2. A multivalent dendritic cell (DC) vaccine, wherein the multivalent DC vaccine carries the tumor complex antigen according to claim 1; and the multivalent DC vaccine carrying the tumor complex antigen is loaded with at least one EBV-associated tumor cell lysate or at least one lymphoblastoid cell line (LCL) tumor cell lysate.

3. The multivalent DC vaccine according to claim 2, wherein the tumor cell lysate of the human immortalized B-LCLs derived from different EBV strains is a tumor cell lysate of one or more selected from the group consisting of human immortalized B-LCLs resulting from a transformation by EBVs of GD1, B95-8, M81, HKNPC1 to HKNPC9, SNU-719, and YCCEL1; and the EBV-positive tumor cell lysate is C666-1, HNE1, or CCL85.

4. The multivalent DC vaccine according to claim 2, wherein the multivalent DC vaccine comprises a first adjuvant or a cytokine for an adjuvant therapy.

5. (canceled)

6. The multivalent DC vaccine according to claim 4, wherein the first adjuvant is one selected from the group consisting of PloyI:C, LPS, and OK432; and the cytokine for the adjuvant therapy is TNF-α or IL-12.

7. The multivalent DC vaccine according to claim 2, wherein each of the tumor cell lysates is specifically used at an amount of 2.5×107 to 2.5×109 cells.

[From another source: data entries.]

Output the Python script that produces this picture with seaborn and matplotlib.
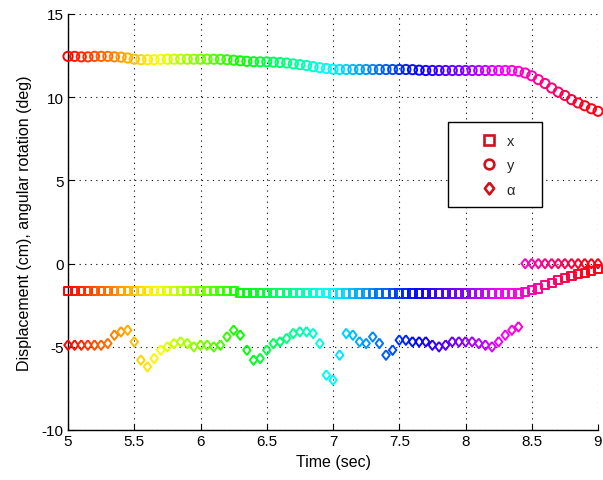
import numpy as np
import pandas as pd
import matplotlib
matplotlib.use("Agg")
import matplotlib.pyplot as plt
import seaborn as sns
from matplotlib.lines import Line2D
from matplotlib.patches import Rectangle

# ---------------- data ----------------
time = [round(5.0 + 0.05 * i, 2) for i in range(81)]

y_disp = [12.45, 12.45, 12.42, 12.42, 12.45, 12.45, 12.45, 12.42, 12.40, 12.35,
          12.28, 12.25, 12.25, 12.25, 12.27, 12.28, 12.28, 12.28, 12.28, 12.28,
          12.28, 12.28, 12.28, 12.27, 12.25, 12.22, 12.18, 12.15, 12.13, 12.12,
          12.12, 12.10, 12.08, 12.05, 12.00, 11.95, 11.90, 11.83, 11.77, 11.72,
          11.68, 11.66, 11.66, 11.66, 11.66, 11.66, 11.66, 11.66, 11.66, 11.66,
          11.66, 11.66, 11.65, 11.62, 11.60, 11.60, 11.60, 11.60, 11.60, 11.60,
          11.60, 11.60, 11.60, 11.60, 11.60, 11.60, 11.60, 11.60, 11.55, 11.45,
          11.28, 11.05, 10.82, 10.55, 10.30, 10.10, 9.85, 9.65, 9.48, 9.30,
          9.15]

x_disp = [-1.65] * 26 + [-1.75] * 14 + [-1.80] * 29 + \
         [-1.70, -1.60, -1.50, -1.30, -1.15, -1.00, -0.85, -0.75, -0.65, -0.55,
          -0.45, -0.35]

alpha_rot = [-4.9, -4.9, -4.9, -4.9, -4.9, -4.9, -4.8, -4.3, -4.1, -4.0,
             -4.7, -5.8, -6.2, -5.7, -5.2, -5.0, -4.8, -4.7, -4.8, -5.0,
             -4.9, -4.9, -5.0, -4.9, -4.4, -4.0, -4.3, -5.2, -5.8, -5.7,
             -5.2, -4.8, -4.7, -4.5, -4.2, -4.1, -4.1, -4.2, -4.8, -6.7,
             -7.0, -5.5, -4.2, -4.3, -4.7, -4.8, -4.4, -4.8, -5.5, -5.2,
             -4.6, -4.6, -4.7, -4.7, -4.7, -4.9, -5.0, -4.9, -4.7, -4.7,
             -4.7, -4.7, -4.8, -4.9, -5.0, -4.7, -4.3, -4.0, -3.8,
             0.0, 0.0, 0.0, 0.0, 0.0, 0.0, 0.0, 0.0, 0.0, 0.0, 0.0, 0.0]

series_names = ["x", "y", "\u03b1"]
x_ticks = [5, 5.5, 6, 6.5, 7, 7.5, 8, 8.5, 9]
x_tick_labels = ["5", "5.5", "6", "6.5", "7", "7.5", "8", "8.5", "9"]
y_ticks = [-10, -5, 0, 5, 10, 15]
y_tick_labels = ["-10", "-5", "0", "5", "10", "15"]

# ---------------- plot ----------------
sns.set_theme(style="white")
plt.rcParams["font.family"] = ["Liberation Sans", "DejaVu Sans"]

fig = plt.figure(figsize=(6.03, 4.81), dpi=100)
ax = fig.add_axes([0.1128, 0.104, 0.8789, 0.865])

df = pd.DataFrame({
    "time": time * 3,
    "value": x_disp + y_disp + alpha_rot,
    "series": [series_names[0]] * 81 + [series_names[1]] * 81 + [series_names[2]] * 81,
})

diamond = [(0, 1), (0.78, 0), (0, -1), (-0.78, 0), (0, 1)]
marker_map = {"x": ("s", 34), "y": ("o", 44), "\u03b1": (diamond, 48)}
for name in series_names:
    sub = df[df["series"] == name]
    mk, sz = marker_map[name]
    sns.scatterplot(data=sub, x="time", y="value", hue="time", palette="hsv",
                    hue_norm=(5, 8.9), marker=mk, s=sz, legend=False, ax=ax,
                    linewidth=1.4, clip_on=False, zorder=3)
    coll = ax.collections[-1]
    fc = coll.get_facecolors()
    coll.set_edgecolors(fc)
    coll.set_facecolors("none")
    coll.set_linewidths(1.4)

ax.set_xlim(5, 9)
ax.set_ylim(-10, 15)
ax.set_xticks(x_ticks)
ax.set_xticklabels(x_tick_labels)
ax.set_yticks(y_ticks)
ax.set_yticklabels(y_tick_labels)
ax.tick_params(axis="both", direction="in", length=4, width=0.8, colors="black",
               labelsize=11, pad=3, left=True, bottom=True)
ax.grid(True, linestyle=(0, (1, 4)), color="black", linewidth=0.8)
for side in ["top", "right"]:
    ax.spines[side].set_visible(False)
for side in ["left", "bottom"]:
    ax.spines[side].set_color("black")
    ax.spines[side].set_linewidth(1.0)

ax.set_xlabel("Time (sec)", fontsize=11.5, color="black", labelpad=4)
ax.set_ylabel("Displacement (cm), angular rotation (deg)", fontsize=11.5,
              color="black", labelpad=7)

# legend box
ax.add_patch(Rectangle((0.717, 0.536), 0.177, 0.204, transform=ax.transAxes,
                       facecolor="white", edgecolor="black", linewidth=1.0,
                       zorder=5, clip_on=False))
handles = [Line2D([], [], linestyle="none", marker=marker_map[n][0],
                  markersize=7 if n != "\u03b1" else 8.5,
                  markerfacecolor="none", markeredgecolor="#d0101a",
                  markeredgewidth=1.9) for n in series_names]
leg = ax.legend(handles, series_names, loc="center",
                bbox_to_anchor=(0.812, 0.636), frameon=False,
                fontsize=10.5, handletextpad=0.7, borderpad=0,
                labelspacing=0.7, borderaxespad=0, handlelength=1.0)
leg.set_zorder(6)

fig.savefig("out.png", dpi=100)
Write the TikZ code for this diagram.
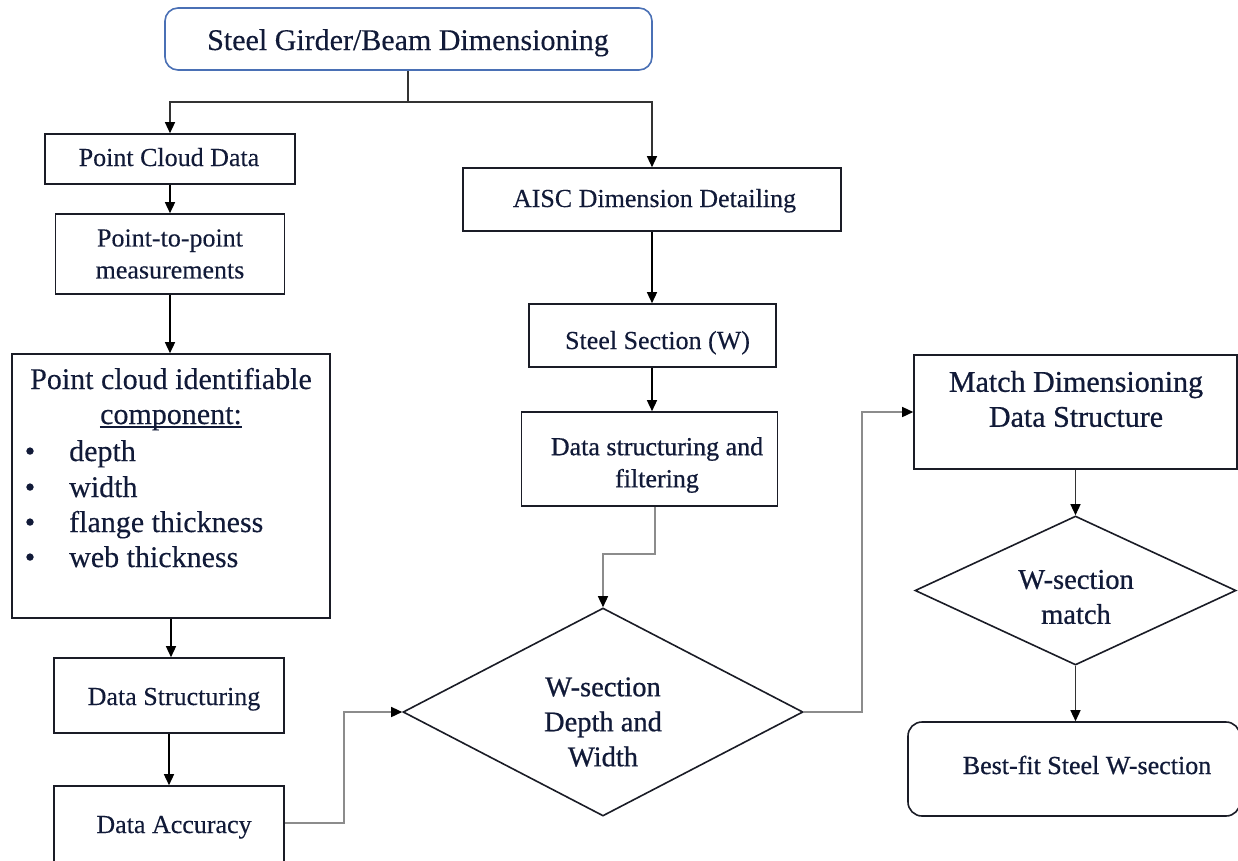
\documentclass[tikz,border=0pt]{standalone}
\usepackage{fontspec}
\setmainfont{Liberation Serif}[FakeBold=0.25]
\newfontfamily\heavyserif[FakeBold=0.7]{Liberation Serif}
\usetikzlibrary{shapes.geometric,arrows.meta}

\definecolor{ink}{HTML}{111A38}
\definecolor{edge}{HTML}{1A1C26}
\definecolor{titleblue}{HTML}{4A70B5}
\definecolor{linegray}{HTML}{8C8C8C}
\definecolor{linedark}{HTML}{333333}

\newcommand\fsbox{\fontsize{26}{32}\selectfont}
\newcommand\fsbig{\fontsize{30}{35}\selectfont}
\newcommand\fsdia{\fontsize{28.5}{35}\selectfont}

\begin{document}
\begin{tikzpicture}[x=1pt,y=-1pt,
  box/.style={draw=edge, line width=1.6pt, rectangle, inner sep=0pt},
  dia/.style={draw=edge, line width=1.6pt, diamond, inner sep=0pt},
  txt/.style={text=ink, inner sep=0pt, align=center},
  tip/.tip={Triangle[length=11pt,width=10pt,color=black]},
  arr/.style={-tip, line width=1.4pt, draw=black},
  arrdark/.style={-tip, line width=1.3pt, draw=linedark},
  arrgray/.style={-tip, line width=1.4pt, draw=linegray},
  link/.style={line width=1.3pt, draw=linedark}]

\useasboundingbox (0,0) rectangle (1238,860);
\clip (0,0) rectangle (1238,860);
\fill[white] (0,0) rectangle (1238,860);

% ---- title ----
\node[draw=titleblue, line width=1.6pt, rounded corners=13pt, inner sep=0pt,
      minimum width=487, minimum height=62] (title) at (408.5,39) {};
\node[txt, font=\fsbig, anchor=base] (titletxt) at (408,50) {Steel Girder/Beam Dimensioning};

% ---- left column ----
\node[box, minimum width=250, minimum height=50] (pcd) at (170,159) {};
\node[txt, font=\fsbox, anchor=base] (pcdtxt) at (169,166) {Point Cloud Data};

\node[box, minimum width=229, minimum height=80] (p2p) at (170,254) {};
\node[txt, font=\fsbox] (p2ptxt) at (170,254) {Point-to-point\\measurements};

\node[box, minimum width=318, minimum height=264] (comp) at (171,486) {};
\node[txt, font=\fsbig, anchor=base] (comph) at (171,389) {Point cloud identifiable};
\node[txt, font=\fsbig, anchor=base] (compu) at (171,424) {component:};
\draw[ink, line width=1.2pt] ([yshift=-3pt]compu.base west) -- ([yshift=-3pt]compu.base east);
\foreach \n/\yy/\item in {b1/461/depth, b2/497/width, b3/532/flange thickness, b4/567/web thickness}{
  \node[txt, font=\fsbig, anchor=base] (\n dot) at (30,\yy) {\textbullet};
  \node[txt, font=\fsbig, anchor=base west] (\n txt) at (69,\yy) {\item};
}

\node[box, minimum width=230, minimum height=75] (dstruct) at (169,695.5) {};
\node[txt, font=\fsbox, anchor=base] (dstructtxt) at (174,705) {Data Structuring};

\node[box, minimum width=230, minimum height=114] (dacc) at (169,843) {};
\node[txt, font=\fsbox, anchor=base] (dacctxt) at (174,833) {Data Accuracy};

% ---- middle column ----
\node[box, minimum width=378, minimum height=63] (aisc) at (652,199.5) {};
\node[txt, font=\fsbox, anchor=base] (aisctxt) at (654.5,207) {AISC Dimension Detailing};

\node[box, minimum width=247, minimum height=63] (steel) at (652.5,335.5) {};
\node[txt, font=\fsbox, anchor=base] (steeltxt) at (657.5,349) {Steel Section (W)};

\node[box, minimum width=256, minimum height=94] (filt) at (649.5,459) {};
\node[txt, font=\fsbox\heavyserif] (filttxt) at (657,465) {Data structuring and\\filtering};

\node[dia, minimum width=400, minimum height=208] (d1) at (603,712) {};
\node[txt, font=\fsdia\heavyserif] (d1txt) at (603,722) {W-section\\Depth and\\Width};

% ---- right column ----
\node[box, minimum width=323, minimum height=114] (match) at (1075.5,412) {};
\node[txt, font=\fsbig\heavyserif] (matchtxt) at (1076,399) {Match Dimensioning\\Data Structure};

\node[dia, minimum width=321, minimum height=149] (d2) at (1075.5,590.5) {};
\node[txt, font=\fsdia\heavyserif] (d2txt) at (1076,597) {W-section\\match};

\node[draw=edge, line width=1.6pt, rounded corners=14pt, inner sep=0pt,
      minimum width=332, minimum height=94] (best) at (1074,769) {};
\node[txt, font=\fsbox\heavyserif, anchor=base] (besttxt) at (1087,774) {Best-fit Steel W-section};

% ---- connectors ----
\coordinate (split) at (408,102);
\draw[link] (title.south -| split) -- (split);
\draw[arrdark] (split) -| (pcd.north);
\draw[arrdark] (split) -| (aisc.north);

\draw[arr] (pcd.south) -- (pcd.south |- p2p.north);
\draw[arr] (p2p.south) -- (p2p.south |- comp.north);
\draw[arr] (comp.south) -- (comp.south |- dstruct.north);
\draw[arr] (dstruct.south) -- (dstruct.south |- dacc.north);

\draw[arr] (aisc.south) -- (aisc.south |- steel.north);
\draw[arr] (steel.south -| aisc.south) -- (aisc.south |- filt.north);

\coordinate (f1) at (655,554);
\draw[arrgray] (filt.south -| f1) -- (f1) -| (d1.north);

\coordinate (a1) at (344,823);
\draw[arrgray] (dacc.east |- a1) -- (a1) |- (d1.west);

\coordinate (m1) at (862,712);
\draw[arrgray] (d1.east) -- (m1) |- (match.west);

\draw[arrdark] (match.south) -- (d2.north);
\draw[arrdark] (d2.south) -- (d2.south |- best.north);
\end{tikzpicture}
\end{document}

8. A method of use of the tumor complex antigen according to claim 1 in a preparation of a drug for preventing or treating an EBV-associated tumor.

9. The method according to claim 8, wherein the EBV-associated tumor comprises EBV-associated gastric carcinoma (GC), EBV-positive lymphoma, and nasopharyngeal carcinoma (NPC).

10. The method according to claim 9, wherein the drug comprises a multivalent DC vaccine, the multivalent DC vaccine carries the tumor complex antigen; and the multivalent DC vaccine carrying the tumor complex antigen is loaded with at least one EBV-associated tumor cell lysate or at least one lymphoblastoid cell line (LCL) tumor cell lysate.

11. The multivalent DC vaccine according to claim 3, wherein the multivalent DC vaccine comprises a first adjuvant or a cytokine for an adjuvant therapy.

12. The multivalent DC vaccine according to claim 3, wherein each of the tumor cell lysates is specifically used at an amount of 2.5×107 to 2.5×109 cells.

13. The multivalent DC vaccine according to claim 6, wherein each of the tumor cell lysates is specifically used at an amount of 2.5×107 to 2.5×109 cells.

14. The method according to claim 10, wherein the tumor cell lysate of the human immortalized B-LCLs derived from different EBV strains is a tumor cell lysate of one or more selected from the group consisting of human immortalized B-LCLs resulting from a transformation by EBVs of GD1, B95-8, M81, HKNPC1 to HKNPC9, SNU-719, and YCCEL1; and the EBV-positive tumor cell lysate is C666-1, HNE1, or CCL85.

15. The method according to claim 10, wherein the multivalent DC vaccine comprises a first adjuvant or a cytokine for an adjuvant therapy.

16. The method according to claim 15, wherein the first adjuvant is one selected from the group consisting of PloyI:C, LPS, and OK432; and the cytokine for the adjuvant therapy is TNF-α or IL-12.

17. The method according to claim 10, wherein each of the tumor cell lysates is specifically used at an amount of 2.5×107 to 2.5×109 cells.